Independent schools accuse top universities of bias
Head teachers at leading private schools who triggered this year's crisis concerning exam grades yesterday moved to attack universities that ignored A-level results in favour of "social engineering". The attack, backed up by a survey of offers made to their pupils by top universities, strikes at the heart of the way vice-chancellors are meeting the government's pledge to widen social access to higher education. Ed Gould, master of Marlborough College, who led the attack on A-level grade "fixing", said he had no argument with the wider access policy but it should not be achieved by "crude tampering" to reach targets "by the back door".
( Financial Times, Guardian, Independent, Times, Daily Telegraph, Daily Mail )
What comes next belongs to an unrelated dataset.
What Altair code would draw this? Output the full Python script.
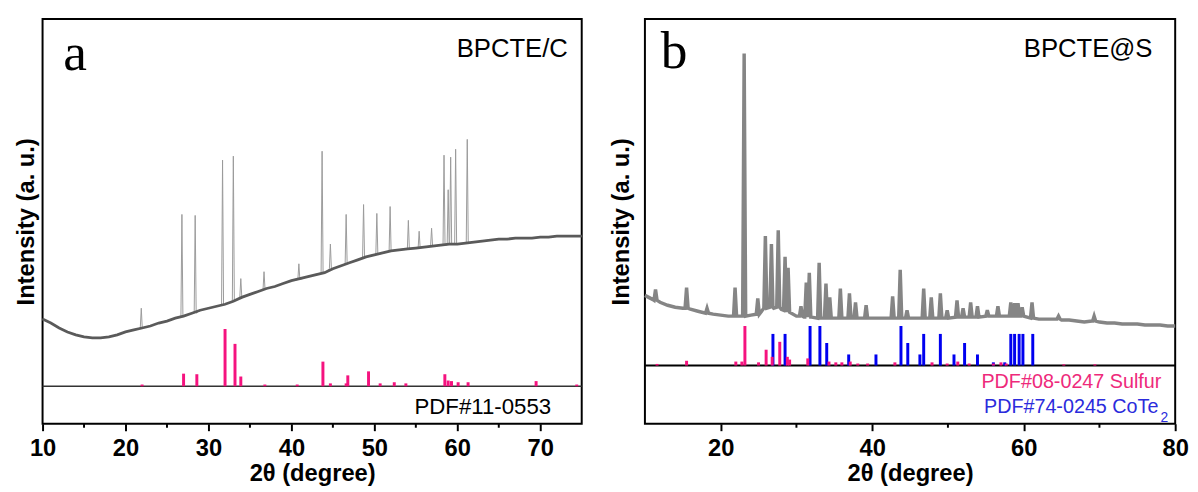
import altair as alt
import pandas as pd

# ---------------- Panel a : BPCTE/C ----------------
a_bg_x = list(range(10, 76))
a_bg_y = [106, 102, 97, 93, 90, 88, 87, 87, 88, 90,
          93, 95, 97, 99, 102, 104, 107, 109, 112, 115,
          117, 119, 121, 124, 128, 131, 134, 137, 139, 142,
          145, 147, 149, 151, 153, 157, 160, 163, 166, 169,
          171, 173, 175, 176, 177, 178, 179, 180, 181, 182,
          182, 183, 184, 185, 186, 187, 187, 188, 188, 188,
          189, 189, 190, 190, 190, 190]
a_pk_x = [21.9, 26.8, 28.4, 31.7, 33.0, 33.9, 36.7, 40.9, 43.7, 44.7, 46.6,
          48.7, 50.3, 51.9, 54.1, 55.4, 56.9, 58.4, 58.9, 59.2, 59.8, 61.2]
a_pk_top = [117, 212, 211, 267, 271, 147, 154, 162, 276, 182, 212,
            222, 213, 220, 206, 195, 198, 272, 237, 270, 278, 288]
a_pk_base = [97, 108, 112, 120, 124, 128, 136, 146, 152, 157, 162,
             168, 172, 175, 177, 178, 180, 181, 181, 182, 182, 183]
a_st_x = [22.0, 27.0, 28.6, 32.0, 33.2, 33.9, 36.8, 40.7, 43.8, 44.7, 46.6, 46.8,
          49.3, 50.7, 52.4, 53.8, 58.5, 58.9, 59.3, 60.1, 61.3, 69.5, 74.4]
a_st_rel = [3, 22, 21, 100, 74, 17, 3, 3, 43, 5, 5, 19,
            26, 5, 7, 5, 21, 10, 9, 7, 7, 9, 3]
a_base = 38
a_major = [10, 20, 30, 40, 50, 60, 70]
a_minor = [15, 25, 35, 45, 55, 65]

# ---------------- Panel b : BPCTE@S ----------------
b_bg_x = list(range(10, 81))
b_bg_y = [130, 126, 123, 120, 118, 117, 116, 114, 112, 111,
          110, 109, 109, 109, 110, 112, 116, 117, 116, 112,
          109, 108, 108, 107, 107, 107, 107, 107, 107, 107,
          107, 107, 107, 107, 107, 107, 107, 107, 107, 107,
          108, 108, 108, 108, 108, 109, 109, 109, 109, 109,
          107, 107, 106, 106, 106, 105, 105, 104, 103, 104,
          103, 102, 102, 101, 101, 101, 100, 100, 100, 99, 99]
b_pk_x = [11.4, 15.5, 18.2, 21.9, 23.1, 24.9, 25.9, 26.7, 27.6, 28.5, 28.9,
          30.6, 31.3, 31.7, 33.0, 33.9, 34.4, 35.8, 37.0, 37.8, 39.2, 42.7,
          43.7, 44.6, 46.8, 47.8, 49.0, 49.9, 51.2, 52.0, 53.0, 53.9, 55.2,
          56.6, 58.3, 58.8, 59.25, 59.8, 61.1, 64.6, 69.3]
b_pk_top = [136, 138, 117, 138, 375, 127, 190, 182, 196, 169, 158,
            119, 143, 153, 163, 142, 128, 137, 132, 123, 120, 129,
            156, 115, 137, 128, 132, 115, 125, 117, 123, 119, 115,
            119, 123, 122, 122, 118, 123, 109, 109]
b_pk_base = [125, 117, 112, 109, 109, 111, 117, 118, 118, 115, 113,
             109, 108, 108, 107, 107, 107, 107, 107, 107, 107, 107,
             107, 107, 107, 107, 107, 107, 108, 108, 108, 108, 109,
             109, 109, 109, 109, 109, 107, 106, 104]
s_st_x = [11.6, 15.5, 22.0, 22.8, 23.2, 25.0, 26.0, 26.8, 27.8, 28.8, 29.1, 31.5,
          34.3, 35.2, 36.0, 37.1, 38.1, 39.4, 43.0, 47.9, 49.9, 51.3, 52.8, 56.0,
          57.0, 57.7, 65.3, 69.4]
s_st_rel = [4, 12, 10, 10, 100, 8, 40, 22, 60, 22, 15, 18,
            10, 8, 8, 10, 5, 5, 8, 8, 5, 10, 5, 5,
            8, 5, 3, 3]
c_st_x = [26.9, 28.5, 31.8, 33.1, 34.0, 36.9, 40.5, 43.8, 44.7, 46.3, 46.8,
          49.0, 50.8, 52.2, 53.9, 56.0, 57.5, 58.3, 58.8, 59.4, 59.9, 61.2]
c_st_rel = [80, 80, 100, 100, 57, 28, 28, 100, 57, 28, 80,
            80, 28, 57, 28, 8, 8, 80, 80, 80, 80, 80]
b_base = 59
b_major = [20, 40, 60, 80]
b_minor = [30, 50, 70]

PINK = "#f5137f"
BLUE = "#0000f0"
FONT = "Liberation Sans"


def spectrum(bx, by, px, pt, pb, hw):
    pts = []
    for x, y in zip(bx, by):
        if all(abs(x - p) > hw + 0.05 for p in px):
            pts.append((x, y))
    for p, t, b in zip(px, pt, pb):
        pts += [(p - hw, b), (p, t), (p + hw, b)]
    pts.sort()
    return pd.DataFrame(pts, columns=["x", "y"])


def sticks(xs, rel, base, k):
    return pd.DataFrame({"x": xs, "top": [base + r * k for r in rel], "base": [base] * len(xs)})


def xaxis(values):
    return alt.Axis(values=values, title="2θ (degree)", grid=False, domain=False,
                    tickColor="black", tickWidth=2, tickSize=7,
                    labelFont=FONT, labelFontSize=24, labelFontWeight="bold",
                    labelColor="black", labelPadding=6, labelFlush=False,
                    titleFont=FONT, titleFontSize=24, titleFontWeight="bold",
                    titleColor="black", titlePadding=1)


def yaxis(pad):
    return alt.Axis(title="Intensity (a. u.)", ticks=False, labels=False, domain=False,
                    grid=False, titleFont=FONT, titleFontSize=24, titleFontWeight="bold",
                    titleColor="black", titlePadding=pad)


def text(label, x, y, size, color="black", align="left", font=FONT):
    return alt.Chart(pd.DataFrame({"t": [label]})).mark_text(
        font=font, fontSize=size, color=color, align=align, baseline="alphabetic"
    ).encode(text="t:N", x=alt.value(x), y=alt.value(y))


H = 410
ys = alt.Scale(domain=[0, 410], nice=False, zero=False)

# ----- panel a -----
xa = alt.Scale(domain=[10, 75], nice=False, zero=False)
spec_a = spectrum(a_bg_x, a_bg_y, a_pk_x, a_pk_top, a_pk_base, 0.12)
bg_a = pd.DataFrame({"x": a_bg_x, "y": a_bg_y})

a_line = alt.Chart(spec_a).mark_line(color="#9a9a9a", strokeWidth=1).encode(
    x=alt.X("x:Q", scale=xa, axis=xaxis(a_major)),
    y=alt.Y("y:Q", scale=ys, axis=yaxis(4)))
a_bgl = alt.Chart(bg_a).mark_line(color="#5a5a5a", strokeWidth=2.8).encode(
    x=alt.X("x:Q", scale=xa), y=alt.Y("y:Q", scale=ys))
a_st = alt.Chart(sticks(a_st_x, a_st_rel, a_base, 0.58)).mark_rule(color=PINK, strokeWidth=3).encode(
    x=alt.X("x:Q", scale=xa), y=alt.Y("top:Q", scale=ys), y2="base:Q")
a_bl = alt.Chart(pd.DataFrame({"y": [a_base]})).mark_rule(color="#333333", strokeWidth=1.5).encode(
    y=alt.Y("y:Q", scale=ys))
a_mt = alt.Chart(pd.DataFrame({"x": a_minor})).mark_rule(color="black", strokeWidth=2).encode(
    x=alt.X("x:Q", scale=xa), y=alt.value(H), y2=alt.value(H + 4))

panel_a = alt.layer(
    a_line, a_bgl, a_bl, a_st, a_mt,
    text("a", 21, 52, 54, font="Liberation Serif"),
    text("BPCTE/C", 532, 39, 26, align="right"),
    text("PDF#11-0553", 515, 400, 22.5, align="right"),
).properties(width=546, height=H)

# ----- panel b -----
xb = alt.Scale(domain=[10, 80], nice=False, zero=False)
spec_b = spectrum(b_bg_x, b_bg_y, b_pk_x, b_pk_top, b_pk_base, 0.2)

b_line = alt.Chart(spec_b).mark_line(color="#858585", strokeWidth=3.5).encode(
    x=alt.X("x:Q", scale=xb, axis=xaxis(b_major)),
    y=alt.Y("y:Q", scale=ys, axis=yaxis(12)))
b_cst = alt.Chart(sticks(c_st_x, c_st_rel, b_base, 0.40)).mark_rule(color=BLUE, strokeWidth=3).encode(
    x=alt.X("x:Q", scale=xb), y=alt.Y("top:Q", scale=ys), y2="base:Q")
b_sst = alt.Chart(sticks(s_st_x, s_st_rel, b_base, 0.40)).mark_rule(color=PINK, strokeWidth=3).encode(
    x=alt.X("x:Q", scale=xb), y=alt.Y("top:Q", scale=ys), y2="base:Q")
b_bl = alt.Chart(pd.DataFrame({"y": [b_base]})).mark_rule(color="black", strokeWidth=2).encode(
    y=alt.Y("y:Q", scale=ys))
b_mt = alt.Chart(pd.DataFrame({"x": b_minor})).mark_rule(color="black", strokeWidth=2).encode(
    x=alt.X("x:Q", scale=xb), y=alt.value(H), y2=alt.value(H + 4))

panel_b = alt.layer(
    b_line, b_bl, b_cst, b_sst, b_mt,
    text("b", 16, 50, 54, font="Liberation Serif"),
    text("BPCTE@S", 514, 39, 26, align="right"),
    text("PDF#08-0247 Sulfur", 523, 374, 20, color="#ee2a7b", align="right"),
    text("PDF#74-0245 CoTe", 520, 399, 20, color="#2b2bdc", align="right"),
    text("2", 522, 408, 14, color="#2b2bdc"),
).properties(width=537, height=H)

chart = alt.hconcat(panel_a, panel_b, spacing=20).properties(
    padding={"left": 6, "top": 7, "right": 0, "bottom": 0}
).configure_view(stroke="black", strokeWidth=2)

chart.save("out.html", embed_options={"renderer": "svg", "actions": False})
Officials set figures on A-level regrading
Officials from the exam boards and their regulator, the Qualifications and Curriculum Authority, yesterday met Mike Tomlinson, the head of the A-level "fixing" inquiry, to hammer out how many students' papers will need to be regraded. Last night it was still unclear whether students would be put in the picture today. The final figure, expected to be in the thousands, may not be known until later this week.
( Guardian, Daily Mail )

Controversial university building project unveiled


A £190 million private finance initiative (PFI) was announced today by the University of Hertfordshire. The new campus at Hatfield is the largest development to be built from scratch in the sector for 50 years, said pro-vice-chancellor Tim Wilson, who urged other universities to generate funding in this way. Unison, the public services union with 60,000 members in higher education institutions, is strongly opposed to the project and has called for a moratorium on PFIs while their real value for money is investigated.
( Guardian )

Academic workforce getting older


Roderick Floud, president of Universities UK and vice-chancellor of London Metropolitan University, argues that as higher education expands, the government must act now to secure teachers and researchers for the future.
( Guardian )

Weed gives hope of cancer cure


A poisonous plant that has been used as a folk medicine and hallucinogen for centuries might provide new treatments for brain cancer. A molecule found in jimson weed has been found to "almost completely" halt growth of malignant glioma cells, scientists from Tokyo's Metropolitan Institute of Gerontology said.
( Guardian )

Young men head abroad amid ageing population
Young people are quitting the country to spend time abroad, according to the 2001 census. Meanwhile, the overall population is getting older, with over-60s outnumbered for the first time, according to Office for National Statistics figures released yesterday. The number of over-85s has increased five-fold to 1.1 million since 1951. On the day of the census, the population was 58,789,194 - 1 million lower than the last published estimate for 2000.
( Financial Times, Guardian, Independent, Times, Daily Telegraph )

Fragment set to reignite row over Marbles

A fragment of the Parthenon frieze kept by an 18th-century British diplomat in Sicily is to be returned to Greece by the Italian government. It is a gesture that is certain to revive the dispute over Britain's retention of the Elgin Marbles.
( Times )

Nursing education pioneer dies


Winifred Hector, prime mover in the establishment of the first nursing degree course in Britain in the late 1960s, has died aged 92.